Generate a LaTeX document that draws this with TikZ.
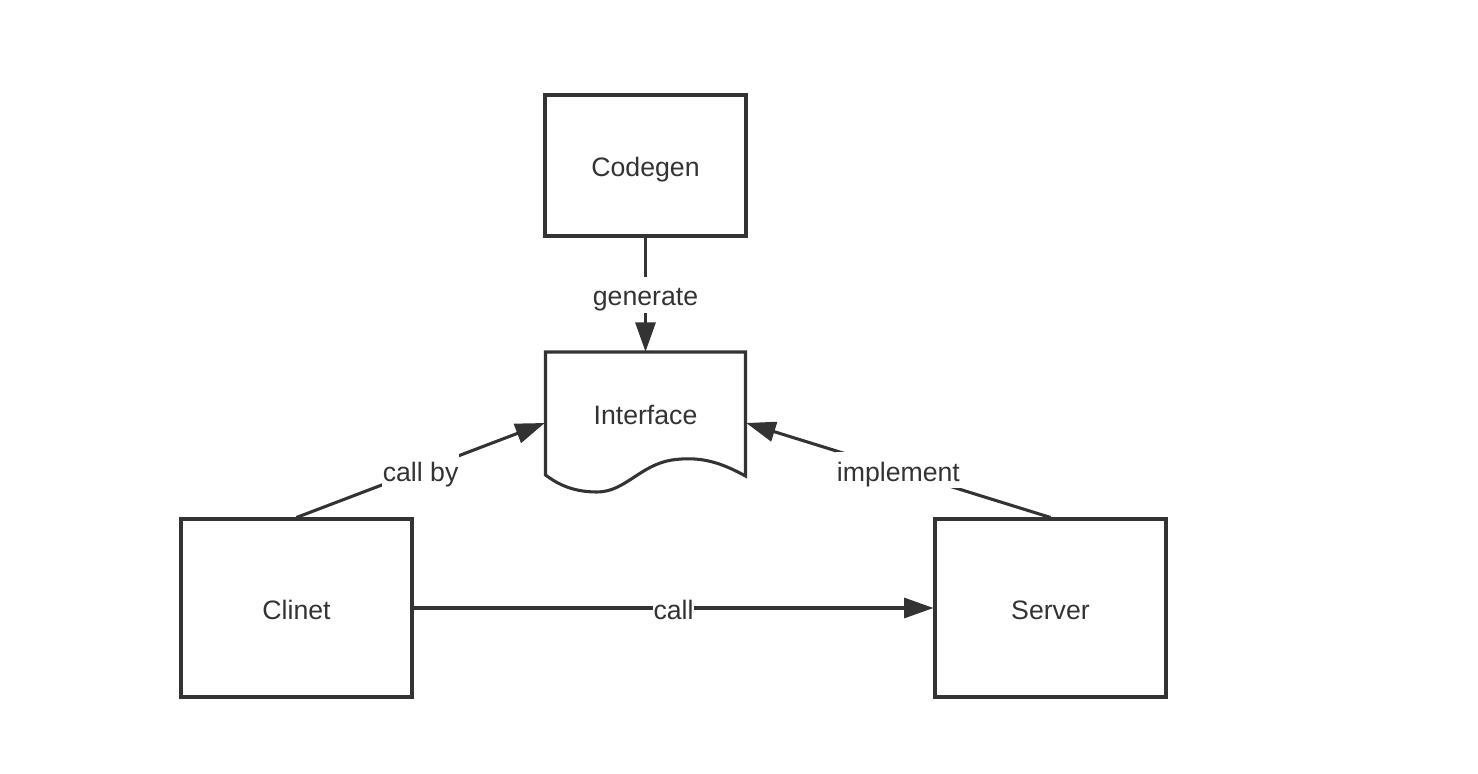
\documentclass[tikz,border=0pt]{standalone}
\usepackage{fontspec}
\setmainfont{Liberation Sans}
\usetikzlibrary{arrows.meta}
\definecolor{ink}{HTML}{333333}
\begin{document}
\begin{tikzpicture}[x=0.75pt,y=-0.75pt,
  txt/.style={text=ink,font=\fontsize{20}{22}\selectfont,text height=21.5pt,text depth=4.5pt},
  box/.style={txt,draw=ink,line width=2.3pt,minimum width=231*0.75pt,minimum height=178*0.75pt,inner sep=0pt},
  conn/.style={draw=ink,line width=2.3pt,-{Triangle[length=22pt,width=15pt]}},
  lbl/.style={txt,fill=white,inner sep=0.5pt}]
\useasboundingbox (0,0) rectangle (1478,774);
\node[box,minimum width=201*0.75pt,minimum height=141*0.75pt] (codegen) at (645.5,165.5) {Codegen};
\node[inner sep=0pt,minimum width=201*0.75pt,minimum height=142*0.75pt] (interface) at (645.5,423) {};
\draw[ink,line width=2.3pt,line join=miter] (545.5,475) -- (545.5,352) -- (745.5,352) -- (745.5,476)
  .. controls (720,462) and (700,456) .. (672,460)
  .. controls (640,465) and (625,492) .. (597,492)
  .. controls (570,492) and (555,482) .. cycle;
\node[txt] (itext) at (645.5,413) {Interface};
\node[box] (clinet) at (296.5,608) {Clinet};
\node[box] (server) at (1050.5,608) {Server};
\draw[conn] (codegen.south) -- node[lbl]{generate} (interface.north);
\draw[conn] (clinet.north) -- node[lbl]{call by} (interface.west);
\draw[conn] (server.north) -- node[lbl]{implement} (interface.east);
\draw[conn] (clinet.east) -- node[lbl]{call} (server.west);
\end{tikzpicture}
\end{document}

---------------

Copy each line above precisely, dropping the pictures.

Generate a LaTeX document that draws this with TikZ.
\documentclass[tikz,border=0pt]{standalone}
\usepackage{fontspec}
\setmainfont{Liberation Sans}
\usetikzlibrary{arrows.meta}
\definecolor{ink}{HTML}{333333}
\begin{document}
\begin{tikzpicture}[x=0.75pt,y=-0.75pt,
  txt/.style={text=ink,font=\fontsize{20}{22}\selectfont,text height=21.5pt,text depth=4.5pt},
  box/.style={txt,draw=ink,line width=2.3pt,minimum width=231*0.75pt,minimum height=178*0.75pt,inner sep=0pt},
  conn/.style={draw=ink,line width=2.3pt,-{Triangle[length=22pt,width=15pt]}},
  lbl/.style={txt,fill=white,inner sep=0.5pt}]
\useasboundingbox (0,0) rectangle (1478,774);
\node[box,minimum width=201*0.75pt,minimum height=141*0.75pt] (codegen) at (645.5,165.5) {Codegen};
\node[inner sep=0pt,minimum width=201*0.75pt,minimum height=142*0.75pt] (interface) at (645.5,423) {};
\draw[ink,line width=2.3pt,line join=miter] (545.5,475) -- (545.5,352) -- (745.5,352) -- (745.5,476)
  .. controls (720,462) and (700,456) .. (672,460)
  .. controls (640,465) and (625,492) .. (597,492)
  .. controls (570,492) and (555,482) .. cycle;
\node[txt] (itext) at (645.5,413) {Interface};
\node[box] (clinet) at (296.5,608) {Clinet};
\node[box] (server) at (1050.5,608) {Server};
\draw[conn] (codegen.south) -- node[lbl]{generate} (interface.north);
\draw[conn] (clinet.north) -- node[lbl]{call by} (interface.west);
\draw[conn] (server.north) -- node[lbl]{implement} (interface.east);
\draw[conn] (clinet.east) -- node[lbl]{call} (server.west);
\end{tikzpicture}
\end{document}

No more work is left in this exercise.